A red Dodge Van contains a sorrowful black man with glasses, a cigarette perched bored upon his quiet lips, some scattered clothes, and a spun wheel bearing on the front left tire. His van is dull, coated in grime of the days he was too morose to lift a hose or drive through spinning sprayers or pay some broke neighborhood kid or crack addict to wash the miles away, and the grime casts him as flat and non-glossy from my observation point. He slows, with concentrated frictional noise from the front left, and turns away into the unwinding nightfall of the neighborhood. He nodded at me and accidentally ashed his forgotten cigarette poking out of his facial profile. I nodded back in return and tapped my cig on the nearby ashtray.
Long, low-slung blue Olds bumps bass nonchalantly in our neighborhood that is now arriving home, starting dinner, bringing the mail and garbage cans up from the road, walking the dogs, or starting the grill or whatever each homedweller's scene may be. We all hear the bass--we are supposed to after all--and some of us caught outside turn to look at the laid-back driver. He stares ahead, out of the windshield as we stare in from side glass on each side of the street, and slows his pace. The bass surrounds us in a doppler wave of nearing and departing and the unhurried boat cruises onward to his left turn and eventual destination. The air seems crisper when he exits and I can hear wind, birds, and the traffic of the main highway.

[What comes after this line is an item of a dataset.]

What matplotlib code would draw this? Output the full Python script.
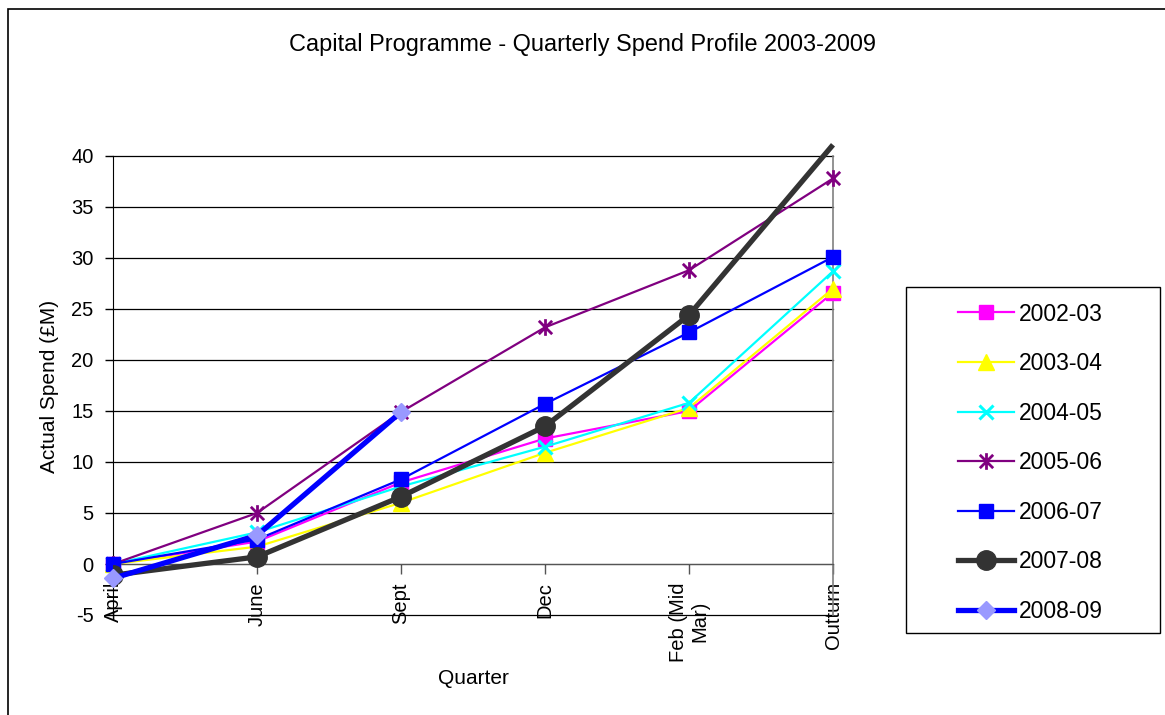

This shadow was equipped with a lightbar packed with flashing blues and whites, a spotlight on the door, some scary decals expressing the affiliation with law and order, plain-jane wheelcaps, and a very scrutinizing driver looming at me in a slow coasting right turn. His black standard-issue vehicle spooks me like a caution sign of "oh shit" in my subconsciousness, but I do the typical play-it-cool trick. I sip my beer, blow smoke in his direction from my cigarette, glance around like something interesting is either preceeding or chasing his tail, and then look back at his unchanged, not-buying-the-routine face. He slows, then starts quick like he has received a desperate call for action, and speeds off up the street. I curse him for my blood pressure increase and then think of how I make about the same amount of money per year but don't worry about dying at my job...although I miss out on carrying around a firearm for all those dangling participles and comma splices.

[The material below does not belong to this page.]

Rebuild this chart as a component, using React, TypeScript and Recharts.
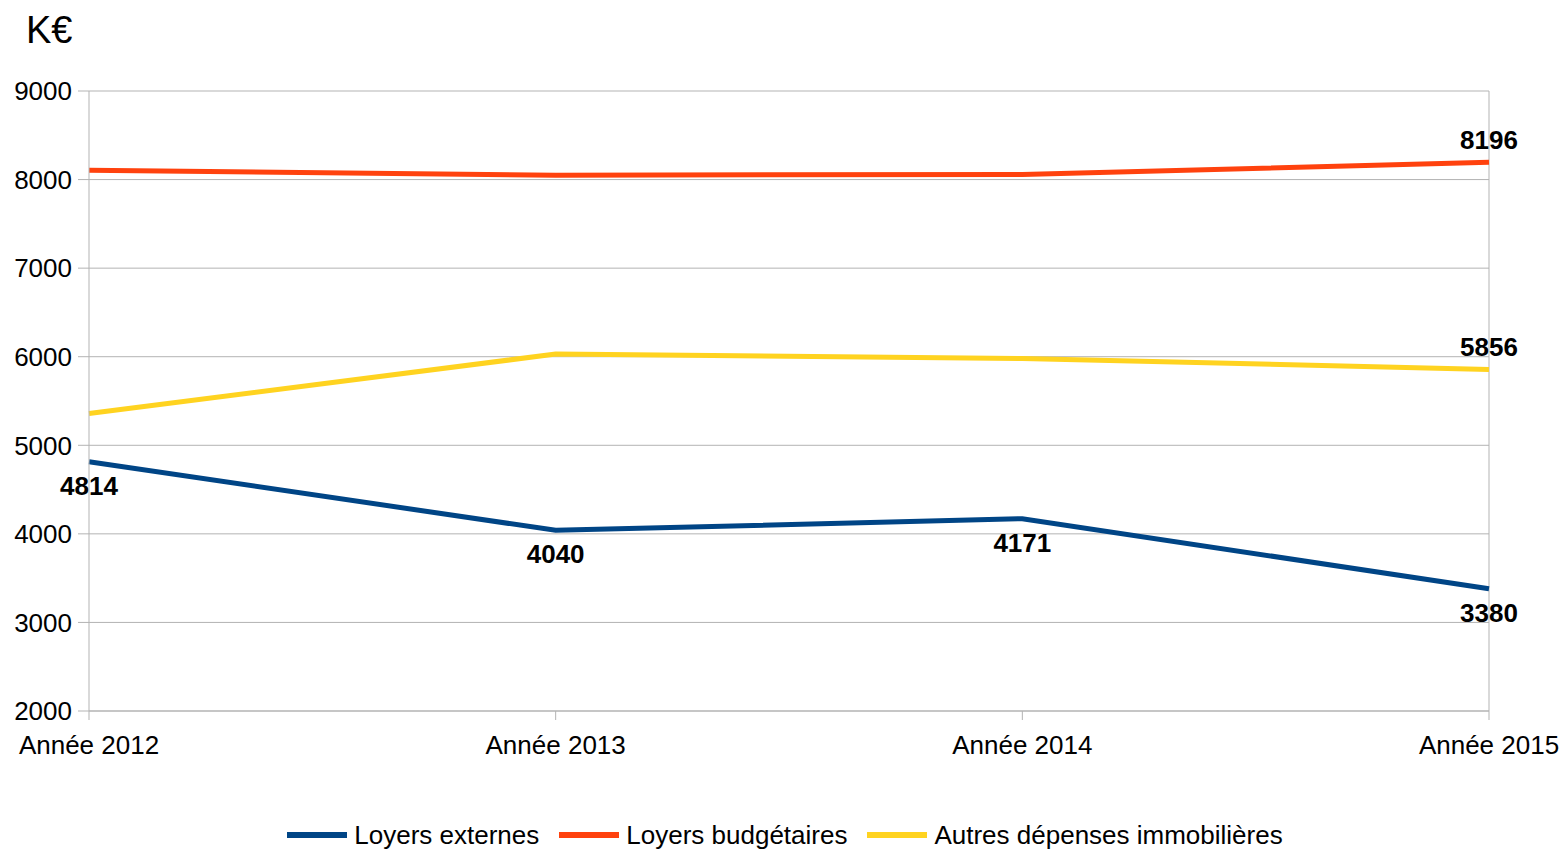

Silver flash didn't slow for the turn, for the traffic, for the safety of others. Silver flash hit a curb making a loud pop on a black round tire and a driver swear and a passenger scream and brakes were not even involved until long after the event. Silver flash maintained his flash, albeit limping along clumsy and noisy, and made it halfway up the street. Outdoor porch lights flicked on and his car cut the engine. The driver door finally opened, followed by the hatchback, and light from the interior poured out. I saw his shadow stumble, heard movement of articles in the back, and then the clank of steel tools on the pavement. The car inched higher in my vision, then lower, then the wheel was removed, then the car was raised again, the puny temporary tire installed, the car lowered, the flat tire/wheel thrown into the hatch in frustration, some tense exchange of words, the light from the interior died. Then the car cranked and slowly drove onward through the winding streets of the neighborhood now the porch lights were extinguished and the drama was over with. I later saw the silver flash drive back out of the neighborhood with only one occupant, but it drove slower this time and took the time to apply the brakes before the turn although the turn signal was ignored.
A dirty brown truck, maybe it was rusty?, slowed in a expressed downwinding of engine power combined with the rapidly applied friction of brake pads arresting the forward motion of this vehicle, and the squeal of the suspension chorused the cacophony of clatter as the battered truck swung into the driveway. I reacted, half startled from my observations, into rising from my chair, and looked across the carport at my own rusty truck. No, it was there; it had not be stolen and is now being returned for some odd reason like no gas, this is a suck-o getaway truck, or carjacker guilt. Nope, this was a twin--a doppleganger--of my stagnant automobile. It moved, it created motion and travelled, it voyaged. It made it to me by some random coincidence and I saw that register in the hesitation of the backing out truck. The driver nodded his shadowy face at me and honked on his retracing of his miles and I felt like a baton had been passed to me in some higher-order relay race.
5 Cars, one of which was my truck's twin, in 40 minutes of neighborhood observation. Crazy reality.